* **Goal of the exercise**:
Please output every line of the material as it stands, without the pictures.

^^^^^^^^

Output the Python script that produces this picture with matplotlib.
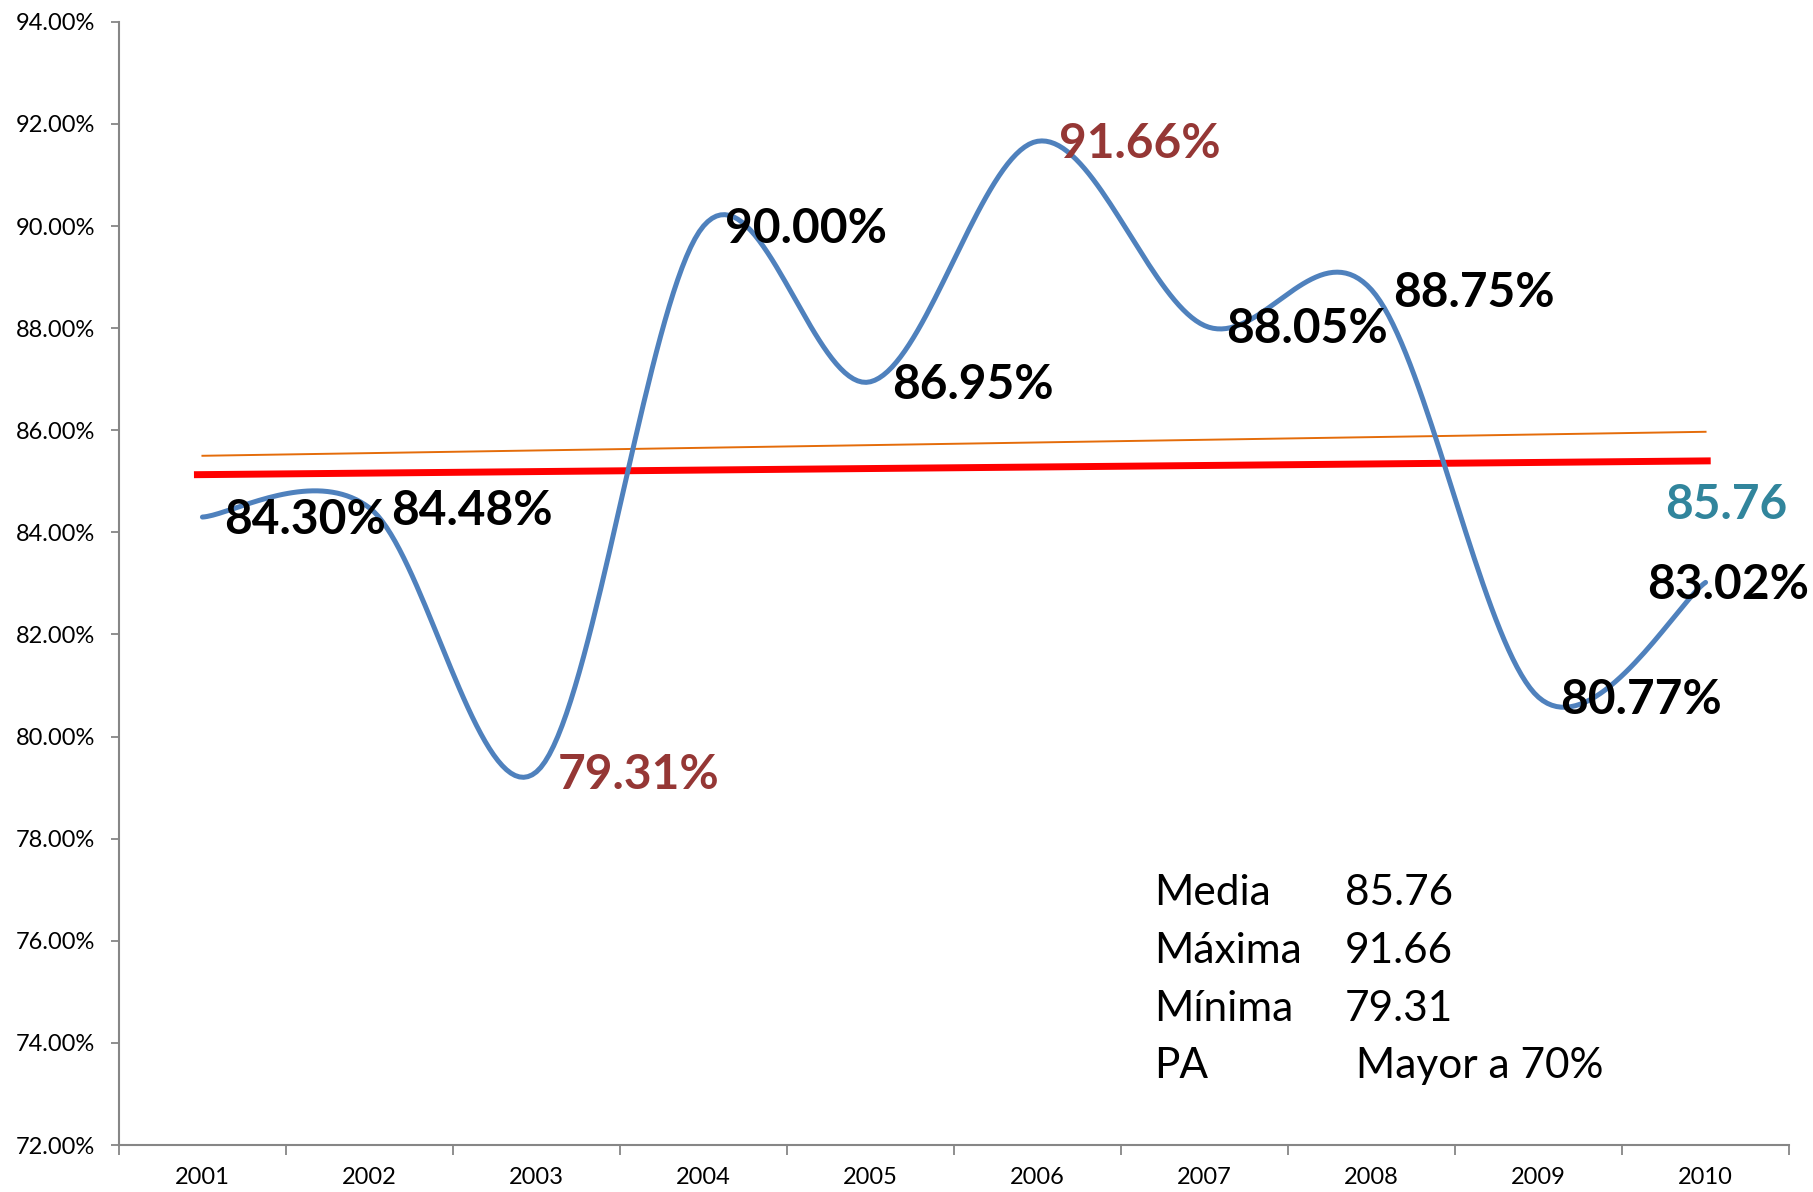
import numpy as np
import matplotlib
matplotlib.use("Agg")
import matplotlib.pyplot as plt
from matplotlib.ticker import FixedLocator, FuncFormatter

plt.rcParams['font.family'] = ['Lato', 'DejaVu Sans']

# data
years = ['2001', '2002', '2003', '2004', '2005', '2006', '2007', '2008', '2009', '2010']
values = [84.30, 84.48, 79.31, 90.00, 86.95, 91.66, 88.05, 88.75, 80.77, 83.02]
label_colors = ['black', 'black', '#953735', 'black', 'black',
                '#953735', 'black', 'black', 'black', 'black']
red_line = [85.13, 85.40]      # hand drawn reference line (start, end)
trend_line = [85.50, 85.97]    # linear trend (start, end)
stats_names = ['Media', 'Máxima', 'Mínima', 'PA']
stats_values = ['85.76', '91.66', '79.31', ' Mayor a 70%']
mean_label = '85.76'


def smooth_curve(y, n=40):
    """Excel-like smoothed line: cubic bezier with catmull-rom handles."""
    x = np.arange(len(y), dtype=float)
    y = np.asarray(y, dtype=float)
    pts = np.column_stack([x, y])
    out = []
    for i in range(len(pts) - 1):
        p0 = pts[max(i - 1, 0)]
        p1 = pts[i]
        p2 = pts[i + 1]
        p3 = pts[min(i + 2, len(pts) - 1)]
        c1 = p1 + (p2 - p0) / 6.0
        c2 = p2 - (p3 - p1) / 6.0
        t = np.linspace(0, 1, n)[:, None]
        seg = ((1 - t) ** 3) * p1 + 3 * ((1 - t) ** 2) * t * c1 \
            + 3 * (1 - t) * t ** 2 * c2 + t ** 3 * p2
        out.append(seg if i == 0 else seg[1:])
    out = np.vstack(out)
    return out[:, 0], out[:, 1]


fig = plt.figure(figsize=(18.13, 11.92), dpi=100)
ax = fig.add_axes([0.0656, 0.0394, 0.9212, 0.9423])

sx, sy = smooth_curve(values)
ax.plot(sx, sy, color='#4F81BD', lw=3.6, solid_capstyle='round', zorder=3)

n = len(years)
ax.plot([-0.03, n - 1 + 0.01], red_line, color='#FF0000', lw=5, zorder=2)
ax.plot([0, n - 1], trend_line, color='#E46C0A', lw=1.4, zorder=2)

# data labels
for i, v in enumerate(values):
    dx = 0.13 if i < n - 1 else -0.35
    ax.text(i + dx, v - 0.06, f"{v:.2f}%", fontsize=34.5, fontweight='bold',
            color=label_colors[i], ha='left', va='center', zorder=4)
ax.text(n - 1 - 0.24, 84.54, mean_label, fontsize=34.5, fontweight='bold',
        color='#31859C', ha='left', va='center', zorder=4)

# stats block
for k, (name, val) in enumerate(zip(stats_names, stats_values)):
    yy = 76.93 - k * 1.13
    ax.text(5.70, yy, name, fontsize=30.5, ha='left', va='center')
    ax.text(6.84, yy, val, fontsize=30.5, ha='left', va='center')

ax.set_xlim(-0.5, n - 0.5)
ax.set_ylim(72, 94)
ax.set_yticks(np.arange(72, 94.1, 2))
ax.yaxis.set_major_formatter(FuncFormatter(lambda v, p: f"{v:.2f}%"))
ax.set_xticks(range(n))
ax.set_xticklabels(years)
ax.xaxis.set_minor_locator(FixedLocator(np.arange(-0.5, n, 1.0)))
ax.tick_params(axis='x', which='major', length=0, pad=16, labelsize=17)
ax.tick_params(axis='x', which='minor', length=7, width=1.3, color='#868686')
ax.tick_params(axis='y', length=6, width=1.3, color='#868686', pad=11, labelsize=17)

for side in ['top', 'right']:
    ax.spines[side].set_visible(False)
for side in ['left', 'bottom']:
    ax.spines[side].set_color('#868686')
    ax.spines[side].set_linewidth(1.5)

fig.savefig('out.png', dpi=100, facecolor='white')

^^^^^^^^

* **Written answer**:
Output the Python script that produces this picture with matplotlib.
import numpy as np
import matplotlib
matplotlib.use("Agg")
import matplotlib.pyplot as plt
from matplotlib.ticker import FixedLocator, FuncFormatter

plt.rcParams['font.family'] = ['Lato', 'DejaVu Sans']

# data
years = ['2001', '2002', '2003', '2004', '2005', '2006', '2007', '2008', '2009', '2010']
values = [84.30, 84.48, 79.31, 90.00, 86.95, 91.66, 88.05, 88.75, 80.77, 83.02]
label_colors = ['black', 'black', '#953735', 'black', 'black',
                '#953735', 'black', 'black', 'black', 'black']
red_line = [85.13, 85.40]      # hand drawn reference line (start, end)
trend_line = [85.50, 85.97]    # linear trend (start, end)
stats_names = ['Media', 'Máxima', 'Mínima', 'PA']
stats_values = ['85.76', '91.66', '79.31', ' Mayor a 70%']
mean_label = '85.76'


def smooth_curve(y, n=40):
    """Excel-like smoothed line: cubic bezier with catmull-rom handles."""
    x = np.arange(len(y), dtype=float)
    y = np.asarray(y, dtype=float)
    pts = np.column_stack([x, y])
    out = []
    for i in range(len(pts) - 1):
        p0 = pts[max(i - 1, 0)]
        p1 = pts[i]
        p2 = pts[i + 1]
        p3 = pts[min(i + 2, len(pts) - 1)]
        c1 = p1 + (p2 - p0) / 6.0
        c2 = p2 - (p3 - p1) / 6.0
        t = np.linspace(0, 1, n)[:, None]
        seg = ((1 - t) ** 3) * p1 + 3 * ((1 - t) ** 2) * t * c1 \
            + 3 * (1 - t) * t ** 2 * c2 + t ** 3 * p2
        out.append(seg if i == 0 else seg[1:])
    out = np.vstack(out)
    return out[:, 0], out[:, 1]


fig = plt.figure(figsize=(18.13, 11.92), dpi=100)
ax = fig.add_axes([0.0656, 0.0394, 0.9212, 0.9423])

sx, sy = smooth_curve(values)
ax.plot(sx, sy, color='#4F81BD', lw=3.6, solid_capstyle='round', zorder=3)

n = len(years)
ax.plot([-0.03, n - 1 + 0.01], red_line, color='#FF0000', lw=5, zorder=2)
ax.plot([0, n - 1], trend_line, color='#E46C0A', lw=1.4, zorder=2)

# data labels
for i, v in enumerate(values):
    dx = 0.13 if i < n - 1 else -0.35
    ax.text(i + dx, v - 0.06, f"{v:.2f}%", fontsize=34.5, fontweight='bold',
            color=label_colors[i], ha='left', va='center', zorder=4)
ax.text(n - 1 - 0.24, 84.54, mean_label, fontsize=34.5, fontweight='bold',
        color='#31859C', ha='left', va='center', zorder=4)

# stats block
for k, (name, val) in enumerate(zip(stats_names, stats_values)):
    yy = 76.93 - k * 1.13
    ax.text(5.70, yy, name, fontsize=30.5, ha='left', va='center')
    ax.text(6.84, yy, val, fontsize=30.5, ha='left', va='center')

ax.set_xlim(-0.5, n - 0.5)
ax.set_ylim(72, 94)
ax.set_yticks(np.arange(72, 94.1, 2))
ax.yaxis.set_major_formatter(FuncFormatter(lambda v, p: f"{v:.2f}%"))
ax.set_xticks(range(n))
ax.set_xticklabels(years)
ax.xaxis.set_minor_locator(FixedLocator(np.arange(-0.5, n, 1.0)))
ax.tick_params(axis='x', which='major', length=0, pad=16, labelsize=17)
ax.tick_params(axis='x', which='minor', length=7, width=1.3, color='#868686')
ax.tick_params(axis='y', length=6, width=1.3, color='#868686', pad=11, labelsize=17)

for side in ['top', 'right']:
    ax.spines[side].set_visible(False)
for side in ['left', 'bottom']:
    ax.spines[side].set_color('#868686')
    ax.spines[side].set_linewidth(1.5)

fig.savefig('out.png', dpi=100, facecolor='white')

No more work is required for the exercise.